The desserts again showed the versatility of Elderflower’s chef. Blueberry creme brulée was as good as it sounded – albeit served in a funky space-age dish, the narrow neck of which meant that instead of cracking a broad disc of caramalised sugar with a deft tap of the spoon it involved a more gynecological approach. A highly-constructed strawberry parfait was the other dessert. The parfait was perched on bisected strawberries and iced mint, castellated with a row of tiny brittle rose meringues. Iced mint? Well, that turned out to be the highlight of the dish. The very essence of fresh mint was distilled into a few mouthfuls, meaning that the verjus jelly moat was almost missed. When combined, the acid jelly and sweet mint granite were sublime; relegating the titular parfait to a mere sideshow.

Matt and Cat had a marvellous time with the charming Ladies Who Lunch. They’ve been reviewing restaurants online far longer even than veterans M&C, so what did they make of Elderflower? As for Matt and Cat, they had one of the best value meals they have ever had. Some truly excellent dishes were on that £12.25 menu. But they must admit to being a little confused by where this venue is headed. The standard of cooking at this restaurant is just so very, very good. But on Lymington Quay, the masses want chips, ice creams and burgers. Maybe this mismatch explains some of Marjolaine’s understandable frustration with the location.

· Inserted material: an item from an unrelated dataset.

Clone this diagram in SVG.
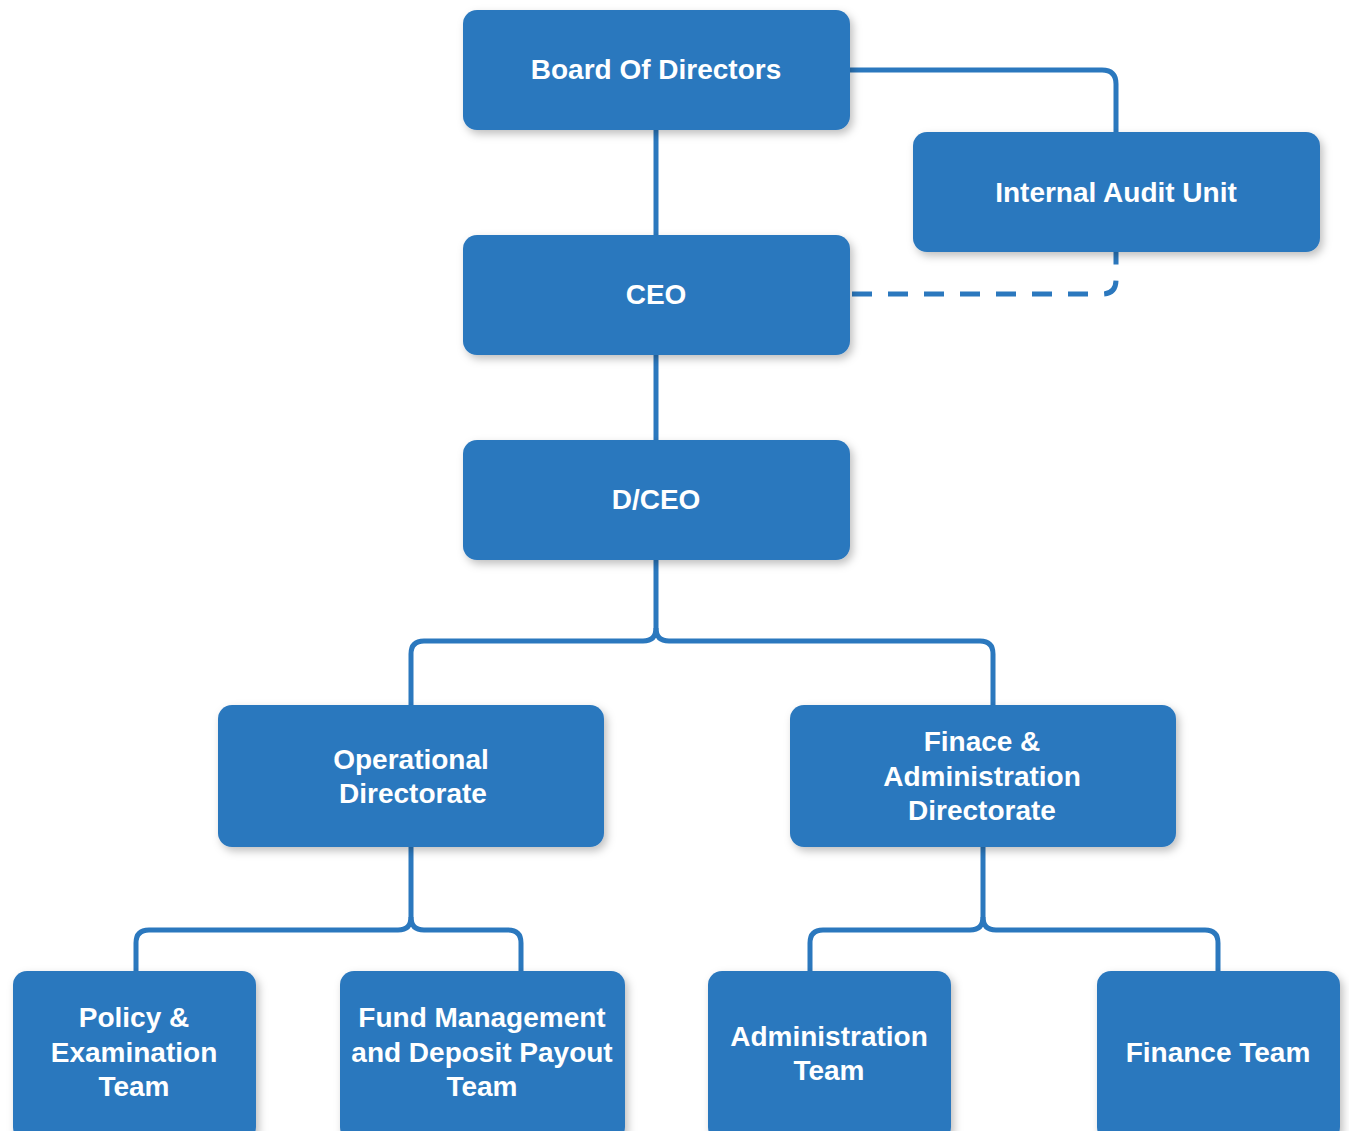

Matt and Cat hope that the Elderflower can reconcile itself to running a high-end dining establishment in a seasonal, tourist-focussed town, adjacent to crab bucket shops and ice cream parlours. After all, businesses on the Isle of Wight know that this trick is possible; but Islanders have also seen many great plans come to grief and appreciate that it’s a serious challenge. Elderflower is setting out on this voyage with a remarkable display of kitchen talent, but might need to take a more broad-minded approach to enticing customers in. Meanwhile, for those in the know, Matt and Cat would say that it’s well worth a trip across the water to appreciate this place before it hits the big time.